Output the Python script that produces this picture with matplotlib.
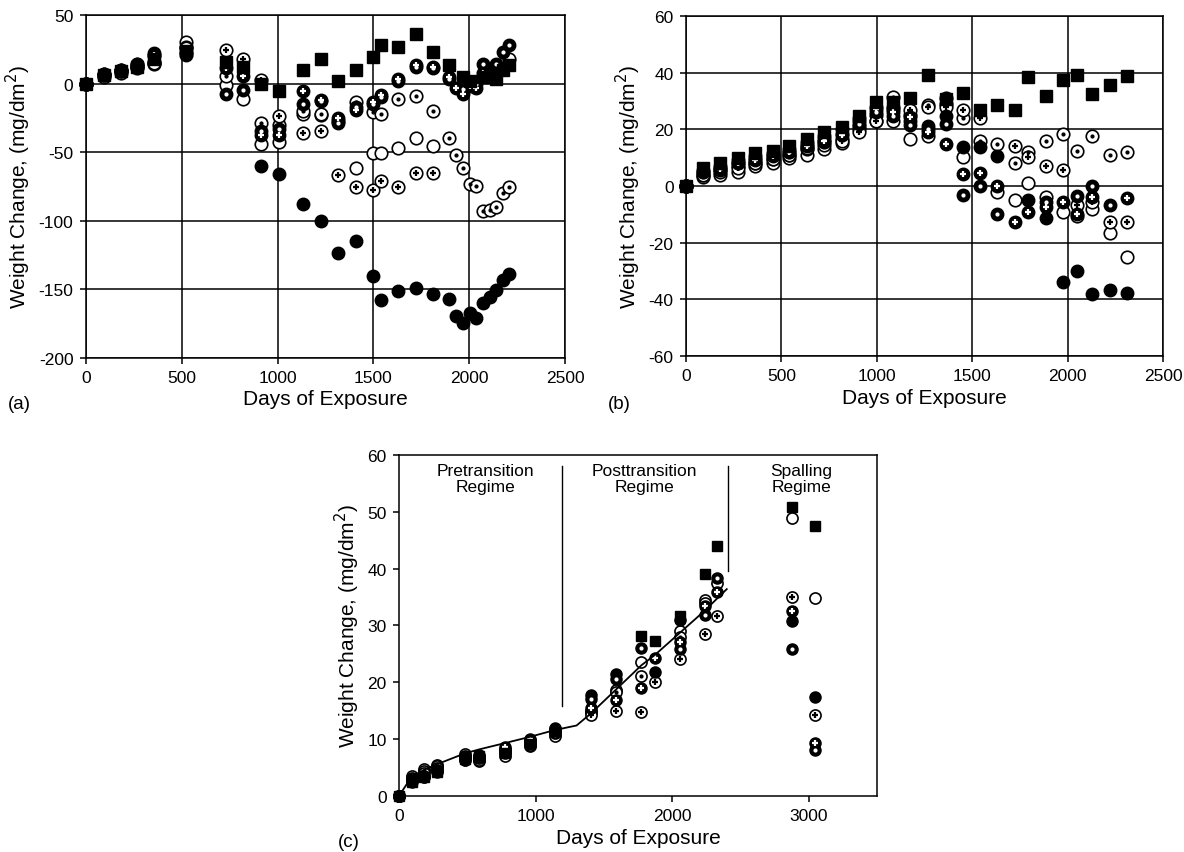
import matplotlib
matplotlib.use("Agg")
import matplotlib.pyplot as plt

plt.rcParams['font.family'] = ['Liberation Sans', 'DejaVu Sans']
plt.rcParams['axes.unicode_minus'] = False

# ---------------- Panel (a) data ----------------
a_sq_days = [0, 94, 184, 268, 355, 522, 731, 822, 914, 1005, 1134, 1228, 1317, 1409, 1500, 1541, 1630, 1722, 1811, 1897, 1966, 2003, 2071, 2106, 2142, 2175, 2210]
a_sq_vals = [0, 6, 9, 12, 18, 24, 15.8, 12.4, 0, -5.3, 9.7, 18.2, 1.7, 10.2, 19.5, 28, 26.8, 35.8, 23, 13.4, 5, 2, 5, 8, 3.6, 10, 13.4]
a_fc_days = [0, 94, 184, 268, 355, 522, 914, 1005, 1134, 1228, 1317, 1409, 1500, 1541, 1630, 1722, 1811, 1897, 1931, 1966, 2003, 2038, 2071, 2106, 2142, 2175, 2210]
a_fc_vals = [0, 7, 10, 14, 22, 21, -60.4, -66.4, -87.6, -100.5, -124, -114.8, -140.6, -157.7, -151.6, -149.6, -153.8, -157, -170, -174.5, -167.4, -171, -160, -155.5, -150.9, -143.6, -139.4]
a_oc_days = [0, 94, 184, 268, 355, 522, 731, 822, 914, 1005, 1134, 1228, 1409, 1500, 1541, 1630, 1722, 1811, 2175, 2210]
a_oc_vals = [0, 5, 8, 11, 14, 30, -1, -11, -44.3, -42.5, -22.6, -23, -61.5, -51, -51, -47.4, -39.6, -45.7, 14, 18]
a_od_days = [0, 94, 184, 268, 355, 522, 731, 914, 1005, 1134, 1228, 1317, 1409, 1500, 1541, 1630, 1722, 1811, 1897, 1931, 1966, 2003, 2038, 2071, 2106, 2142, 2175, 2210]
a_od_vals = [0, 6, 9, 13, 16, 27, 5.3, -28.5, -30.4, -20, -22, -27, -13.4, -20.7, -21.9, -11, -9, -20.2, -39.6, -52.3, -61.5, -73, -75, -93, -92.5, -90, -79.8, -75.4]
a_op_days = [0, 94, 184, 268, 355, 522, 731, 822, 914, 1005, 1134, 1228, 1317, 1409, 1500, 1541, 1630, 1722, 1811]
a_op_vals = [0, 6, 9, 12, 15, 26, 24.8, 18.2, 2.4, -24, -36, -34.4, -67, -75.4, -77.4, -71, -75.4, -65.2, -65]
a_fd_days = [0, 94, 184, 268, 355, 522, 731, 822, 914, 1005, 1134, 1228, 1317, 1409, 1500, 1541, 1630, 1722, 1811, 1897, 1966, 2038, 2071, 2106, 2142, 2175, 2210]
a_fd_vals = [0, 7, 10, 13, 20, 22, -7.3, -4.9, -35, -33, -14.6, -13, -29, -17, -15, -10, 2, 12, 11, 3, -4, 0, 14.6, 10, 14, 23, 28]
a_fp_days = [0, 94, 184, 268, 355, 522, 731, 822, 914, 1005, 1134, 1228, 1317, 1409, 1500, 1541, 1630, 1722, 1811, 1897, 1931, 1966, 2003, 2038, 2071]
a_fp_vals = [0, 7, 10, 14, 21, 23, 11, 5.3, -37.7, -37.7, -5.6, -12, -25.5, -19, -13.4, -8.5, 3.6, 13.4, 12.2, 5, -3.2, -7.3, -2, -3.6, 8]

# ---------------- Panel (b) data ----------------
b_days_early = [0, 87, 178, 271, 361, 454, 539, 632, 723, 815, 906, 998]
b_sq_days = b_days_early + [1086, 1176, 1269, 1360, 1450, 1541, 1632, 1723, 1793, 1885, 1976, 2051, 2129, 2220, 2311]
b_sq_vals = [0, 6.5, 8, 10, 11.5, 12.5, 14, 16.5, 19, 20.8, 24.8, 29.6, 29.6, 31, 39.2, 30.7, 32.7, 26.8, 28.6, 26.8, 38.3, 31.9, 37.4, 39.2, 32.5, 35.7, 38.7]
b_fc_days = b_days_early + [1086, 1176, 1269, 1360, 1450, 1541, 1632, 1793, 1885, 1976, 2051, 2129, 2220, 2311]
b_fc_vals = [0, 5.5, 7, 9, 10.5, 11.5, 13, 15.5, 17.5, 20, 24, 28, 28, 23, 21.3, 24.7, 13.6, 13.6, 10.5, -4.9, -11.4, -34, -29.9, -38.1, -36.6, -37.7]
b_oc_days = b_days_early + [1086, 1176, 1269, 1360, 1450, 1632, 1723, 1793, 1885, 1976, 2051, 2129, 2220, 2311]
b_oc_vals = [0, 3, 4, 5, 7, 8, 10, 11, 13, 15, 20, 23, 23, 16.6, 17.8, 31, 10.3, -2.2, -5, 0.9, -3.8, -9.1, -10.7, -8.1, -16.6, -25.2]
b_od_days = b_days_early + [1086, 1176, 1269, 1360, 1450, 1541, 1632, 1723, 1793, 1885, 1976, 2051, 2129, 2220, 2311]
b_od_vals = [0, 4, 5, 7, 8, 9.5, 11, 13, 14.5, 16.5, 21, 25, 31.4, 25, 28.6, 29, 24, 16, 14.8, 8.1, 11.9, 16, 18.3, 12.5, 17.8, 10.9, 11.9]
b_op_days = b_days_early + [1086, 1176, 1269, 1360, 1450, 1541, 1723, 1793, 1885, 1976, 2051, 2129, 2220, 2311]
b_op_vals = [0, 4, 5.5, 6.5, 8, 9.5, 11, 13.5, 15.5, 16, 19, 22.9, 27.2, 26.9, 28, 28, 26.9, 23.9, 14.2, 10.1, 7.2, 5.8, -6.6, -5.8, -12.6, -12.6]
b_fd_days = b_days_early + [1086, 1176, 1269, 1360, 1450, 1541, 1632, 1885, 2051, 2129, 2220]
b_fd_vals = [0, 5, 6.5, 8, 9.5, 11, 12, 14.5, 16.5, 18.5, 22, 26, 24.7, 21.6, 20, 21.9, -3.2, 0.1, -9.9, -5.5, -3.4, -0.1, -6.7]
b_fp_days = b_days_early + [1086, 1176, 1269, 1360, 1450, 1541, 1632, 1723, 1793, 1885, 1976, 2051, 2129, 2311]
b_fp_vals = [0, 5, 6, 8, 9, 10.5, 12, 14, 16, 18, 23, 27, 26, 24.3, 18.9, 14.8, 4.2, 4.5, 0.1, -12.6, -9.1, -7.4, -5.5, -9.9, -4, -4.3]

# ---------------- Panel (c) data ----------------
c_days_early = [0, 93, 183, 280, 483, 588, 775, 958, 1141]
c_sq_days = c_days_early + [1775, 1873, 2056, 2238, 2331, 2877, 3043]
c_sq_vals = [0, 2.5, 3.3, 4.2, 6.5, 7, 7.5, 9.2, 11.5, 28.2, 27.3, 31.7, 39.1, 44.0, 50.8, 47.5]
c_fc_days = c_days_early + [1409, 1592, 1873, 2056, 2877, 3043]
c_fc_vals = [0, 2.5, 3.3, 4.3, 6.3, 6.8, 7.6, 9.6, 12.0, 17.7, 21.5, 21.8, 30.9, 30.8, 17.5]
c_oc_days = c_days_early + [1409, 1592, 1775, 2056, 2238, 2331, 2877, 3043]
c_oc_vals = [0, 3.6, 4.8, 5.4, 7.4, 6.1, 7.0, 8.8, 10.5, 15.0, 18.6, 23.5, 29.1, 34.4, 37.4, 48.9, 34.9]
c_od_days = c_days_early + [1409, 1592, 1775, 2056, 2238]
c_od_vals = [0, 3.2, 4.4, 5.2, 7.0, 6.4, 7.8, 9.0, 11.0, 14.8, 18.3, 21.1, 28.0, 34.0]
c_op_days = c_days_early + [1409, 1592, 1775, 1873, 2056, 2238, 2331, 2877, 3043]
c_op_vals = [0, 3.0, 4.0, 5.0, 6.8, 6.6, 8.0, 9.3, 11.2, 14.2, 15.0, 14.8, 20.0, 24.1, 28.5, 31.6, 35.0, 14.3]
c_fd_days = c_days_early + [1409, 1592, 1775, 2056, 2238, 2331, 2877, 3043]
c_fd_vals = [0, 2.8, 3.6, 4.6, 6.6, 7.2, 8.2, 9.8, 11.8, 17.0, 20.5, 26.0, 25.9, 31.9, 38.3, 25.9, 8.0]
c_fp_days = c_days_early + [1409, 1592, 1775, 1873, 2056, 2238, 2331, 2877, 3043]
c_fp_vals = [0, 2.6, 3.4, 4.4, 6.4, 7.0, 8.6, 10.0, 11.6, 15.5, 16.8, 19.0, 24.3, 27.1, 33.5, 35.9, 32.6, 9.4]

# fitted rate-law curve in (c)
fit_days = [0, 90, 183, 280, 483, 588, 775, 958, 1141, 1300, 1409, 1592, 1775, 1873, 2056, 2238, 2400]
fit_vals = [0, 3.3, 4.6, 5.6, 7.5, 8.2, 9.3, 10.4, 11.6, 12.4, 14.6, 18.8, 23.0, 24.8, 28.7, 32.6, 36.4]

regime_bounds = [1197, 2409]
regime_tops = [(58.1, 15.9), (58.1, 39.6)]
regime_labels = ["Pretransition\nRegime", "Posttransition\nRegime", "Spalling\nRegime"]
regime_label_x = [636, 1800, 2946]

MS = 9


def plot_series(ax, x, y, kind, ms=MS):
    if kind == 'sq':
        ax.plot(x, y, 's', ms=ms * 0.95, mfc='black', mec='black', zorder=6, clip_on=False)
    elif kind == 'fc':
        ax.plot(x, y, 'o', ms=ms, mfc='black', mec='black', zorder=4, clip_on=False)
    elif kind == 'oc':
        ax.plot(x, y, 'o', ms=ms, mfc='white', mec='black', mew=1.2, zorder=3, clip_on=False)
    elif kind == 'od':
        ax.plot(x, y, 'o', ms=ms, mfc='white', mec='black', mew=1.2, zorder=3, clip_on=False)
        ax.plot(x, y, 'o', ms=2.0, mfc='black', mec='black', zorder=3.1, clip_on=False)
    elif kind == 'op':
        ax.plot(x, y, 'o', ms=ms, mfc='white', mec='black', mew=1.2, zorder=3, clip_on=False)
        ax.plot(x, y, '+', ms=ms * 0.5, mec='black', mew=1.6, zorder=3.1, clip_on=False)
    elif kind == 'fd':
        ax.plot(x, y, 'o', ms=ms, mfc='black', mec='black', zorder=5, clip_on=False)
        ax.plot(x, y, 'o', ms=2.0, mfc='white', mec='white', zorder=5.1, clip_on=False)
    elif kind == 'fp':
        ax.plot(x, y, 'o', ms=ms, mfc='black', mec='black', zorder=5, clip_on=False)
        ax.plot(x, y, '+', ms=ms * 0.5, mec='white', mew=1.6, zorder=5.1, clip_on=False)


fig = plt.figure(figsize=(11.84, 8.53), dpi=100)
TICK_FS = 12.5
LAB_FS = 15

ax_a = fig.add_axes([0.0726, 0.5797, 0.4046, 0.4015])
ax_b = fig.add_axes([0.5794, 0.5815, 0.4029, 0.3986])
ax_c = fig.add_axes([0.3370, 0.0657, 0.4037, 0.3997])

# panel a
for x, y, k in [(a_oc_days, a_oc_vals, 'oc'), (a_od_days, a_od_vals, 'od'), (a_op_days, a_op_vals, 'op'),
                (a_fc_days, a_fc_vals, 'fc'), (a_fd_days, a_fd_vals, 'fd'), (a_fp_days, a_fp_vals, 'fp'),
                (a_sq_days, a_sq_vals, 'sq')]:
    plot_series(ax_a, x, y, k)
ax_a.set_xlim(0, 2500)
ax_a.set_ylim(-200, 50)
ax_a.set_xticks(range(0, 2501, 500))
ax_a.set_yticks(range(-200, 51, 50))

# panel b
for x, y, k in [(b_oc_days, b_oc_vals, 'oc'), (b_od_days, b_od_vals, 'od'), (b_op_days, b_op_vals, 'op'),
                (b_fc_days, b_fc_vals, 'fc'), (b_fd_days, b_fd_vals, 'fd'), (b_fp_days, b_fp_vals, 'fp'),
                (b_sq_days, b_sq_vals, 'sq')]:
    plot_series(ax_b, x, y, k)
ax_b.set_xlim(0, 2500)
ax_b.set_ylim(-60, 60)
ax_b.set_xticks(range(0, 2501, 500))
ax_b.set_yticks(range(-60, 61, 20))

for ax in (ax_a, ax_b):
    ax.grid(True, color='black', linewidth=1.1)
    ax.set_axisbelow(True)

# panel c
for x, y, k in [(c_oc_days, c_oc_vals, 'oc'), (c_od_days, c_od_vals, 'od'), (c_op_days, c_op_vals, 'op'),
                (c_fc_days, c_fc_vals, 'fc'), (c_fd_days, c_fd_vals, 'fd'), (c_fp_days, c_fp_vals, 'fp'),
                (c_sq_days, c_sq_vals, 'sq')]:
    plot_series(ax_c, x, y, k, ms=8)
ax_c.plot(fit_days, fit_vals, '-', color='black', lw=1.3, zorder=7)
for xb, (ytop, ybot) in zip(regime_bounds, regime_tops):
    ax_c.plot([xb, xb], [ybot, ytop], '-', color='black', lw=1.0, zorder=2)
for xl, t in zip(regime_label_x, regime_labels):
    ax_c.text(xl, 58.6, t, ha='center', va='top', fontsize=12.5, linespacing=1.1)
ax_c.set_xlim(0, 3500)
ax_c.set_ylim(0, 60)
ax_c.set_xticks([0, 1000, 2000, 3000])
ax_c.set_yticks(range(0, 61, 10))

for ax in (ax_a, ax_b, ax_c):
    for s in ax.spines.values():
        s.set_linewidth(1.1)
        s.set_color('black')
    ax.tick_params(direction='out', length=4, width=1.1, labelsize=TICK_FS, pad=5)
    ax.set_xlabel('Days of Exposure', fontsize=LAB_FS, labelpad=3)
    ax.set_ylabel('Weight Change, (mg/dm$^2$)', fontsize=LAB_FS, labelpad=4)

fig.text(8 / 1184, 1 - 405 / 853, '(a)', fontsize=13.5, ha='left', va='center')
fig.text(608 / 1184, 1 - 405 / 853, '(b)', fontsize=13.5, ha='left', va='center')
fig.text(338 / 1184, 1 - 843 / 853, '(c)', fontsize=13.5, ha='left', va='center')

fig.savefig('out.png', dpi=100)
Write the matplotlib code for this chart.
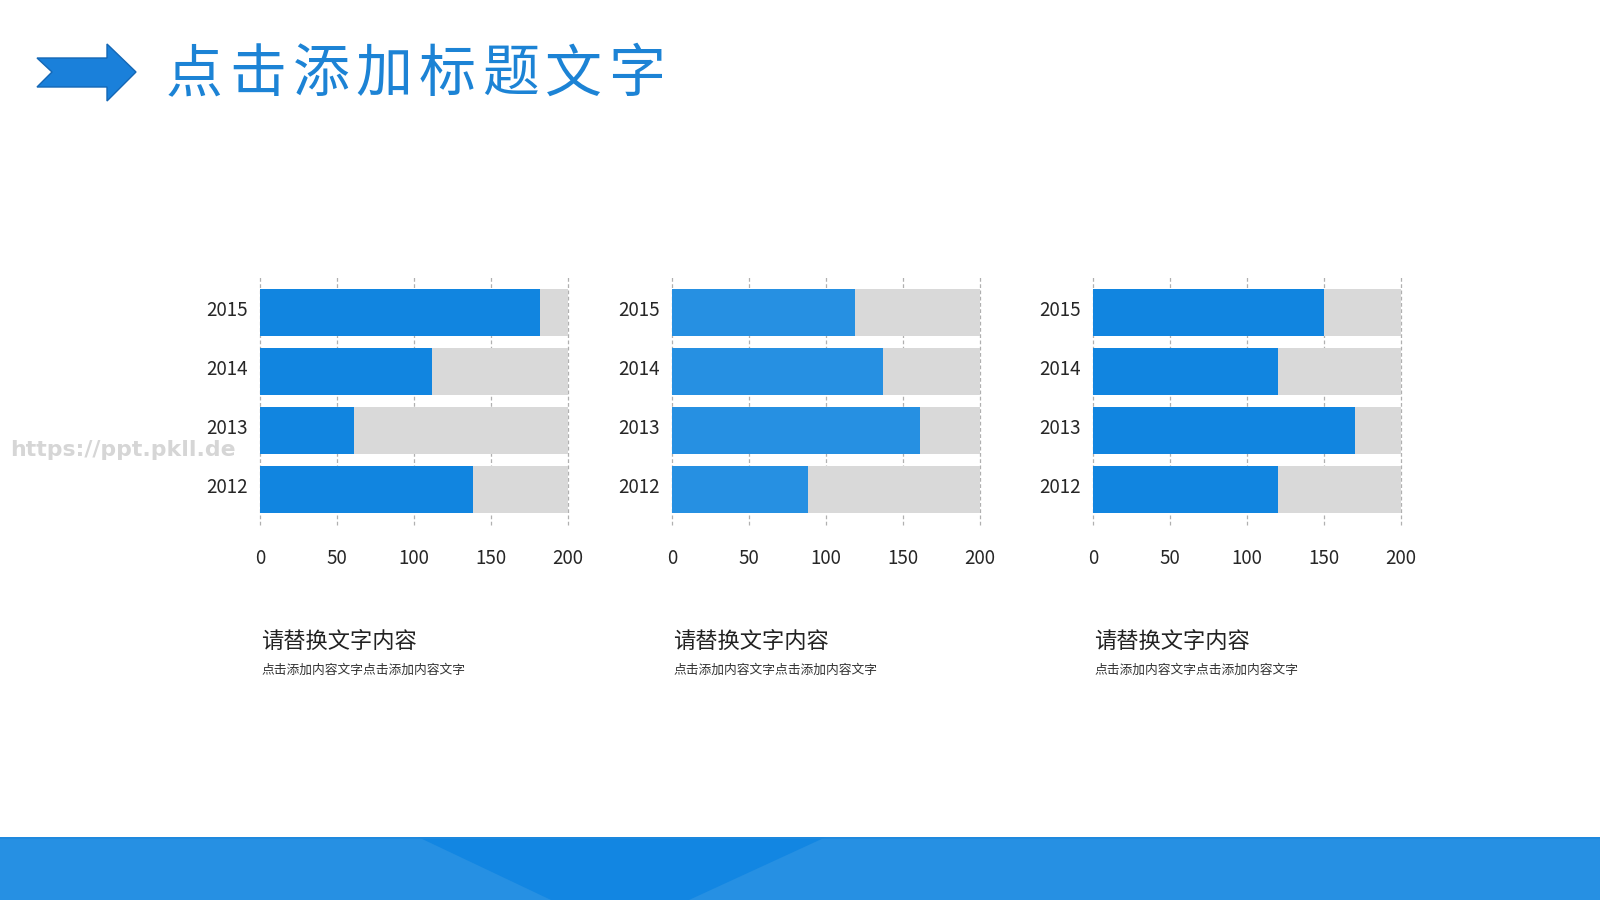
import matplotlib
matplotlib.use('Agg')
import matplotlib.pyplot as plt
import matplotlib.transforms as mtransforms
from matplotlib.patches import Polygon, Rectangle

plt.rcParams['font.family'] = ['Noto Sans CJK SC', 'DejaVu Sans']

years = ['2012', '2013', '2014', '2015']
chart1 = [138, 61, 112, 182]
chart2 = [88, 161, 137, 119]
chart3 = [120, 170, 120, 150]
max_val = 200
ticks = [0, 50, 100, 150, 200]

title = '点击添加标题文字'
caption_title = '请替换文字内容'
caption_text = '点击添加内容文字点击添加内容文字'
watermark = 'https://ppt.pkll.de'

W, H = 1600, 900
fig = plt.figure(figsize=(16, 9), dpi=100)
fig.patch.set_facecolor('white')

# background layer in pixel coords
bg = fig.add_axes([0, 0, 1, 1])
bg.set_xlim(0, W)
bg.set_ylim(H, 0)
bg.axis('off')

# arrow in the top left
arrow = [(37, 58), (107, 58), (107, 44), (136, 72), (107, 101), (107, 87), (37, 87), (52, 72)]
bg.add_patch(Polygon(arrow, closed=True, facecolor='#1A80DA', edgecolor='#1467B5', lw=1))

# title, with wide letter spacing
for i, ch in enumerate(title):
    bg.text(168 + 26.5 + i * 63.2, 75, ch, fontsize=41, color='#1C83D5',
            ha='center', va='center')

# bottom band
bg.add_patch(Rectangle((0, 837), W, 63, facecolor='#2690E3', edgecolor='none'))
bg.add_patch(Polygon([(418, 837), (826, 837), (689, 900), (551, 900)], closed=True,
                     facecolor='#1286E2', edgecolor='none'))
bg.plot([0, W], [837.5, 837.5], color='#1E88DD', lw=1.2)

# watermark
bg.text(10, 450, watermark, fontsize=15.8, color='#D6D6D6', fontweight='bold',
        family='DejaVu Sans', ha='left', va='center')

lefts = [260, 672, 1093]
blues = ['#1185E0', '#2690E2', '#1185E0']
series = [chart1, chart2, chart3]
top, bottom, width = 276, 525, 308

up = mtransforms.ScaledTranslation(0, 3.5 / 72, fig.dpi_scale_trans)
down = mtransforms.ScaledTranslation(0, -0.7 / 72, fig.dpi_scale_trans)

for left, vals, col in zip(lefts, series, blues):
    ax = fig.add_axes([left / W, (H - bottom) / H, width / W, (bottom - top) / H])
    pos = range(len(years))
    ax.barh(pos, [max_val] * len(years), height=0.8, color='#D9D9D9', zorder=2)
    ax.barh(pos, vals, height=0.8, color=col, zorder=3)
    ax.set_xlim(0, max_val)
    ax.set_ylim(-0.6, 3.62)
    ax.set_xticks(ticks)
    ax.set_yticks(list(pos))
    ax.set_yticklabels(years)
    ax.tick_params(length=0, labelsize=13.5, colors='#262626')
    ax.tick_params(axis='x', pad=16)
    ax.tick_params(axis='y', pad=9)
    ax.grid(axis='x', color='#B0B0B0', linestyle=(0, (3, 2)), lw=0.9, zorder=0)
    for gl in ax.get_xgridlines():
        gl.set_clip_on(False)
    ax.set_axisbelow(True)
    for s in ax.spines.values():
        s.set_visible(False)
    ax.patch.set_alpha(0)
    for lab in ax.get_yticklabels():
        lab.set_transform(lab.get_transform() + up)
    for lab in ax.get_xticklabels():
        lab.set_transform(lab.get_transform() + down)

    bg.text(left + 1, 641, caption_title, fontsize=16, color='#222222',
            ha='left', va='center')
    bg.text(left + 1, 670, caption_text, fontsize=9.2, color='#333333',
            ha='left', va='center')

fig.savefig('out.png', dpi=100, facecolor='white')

### Task description
Both the first line of the records above and the line containing "plt.rcParams['axes.unicode_minus'] = False" belong in the copy; please return them and every line between, exactly, minus the pictures.

### Solution for this exercise
Output the Python script that produces this picture with matplotlib.
import matplotlib
matplotlib.use("Agg")
import matplotlib.pyplot as plt

plt.rcParams['font.family'] = ['Liberation Sans', 'DejaVu Sans']
plt.rcParams['axes.unicode_minus'] = False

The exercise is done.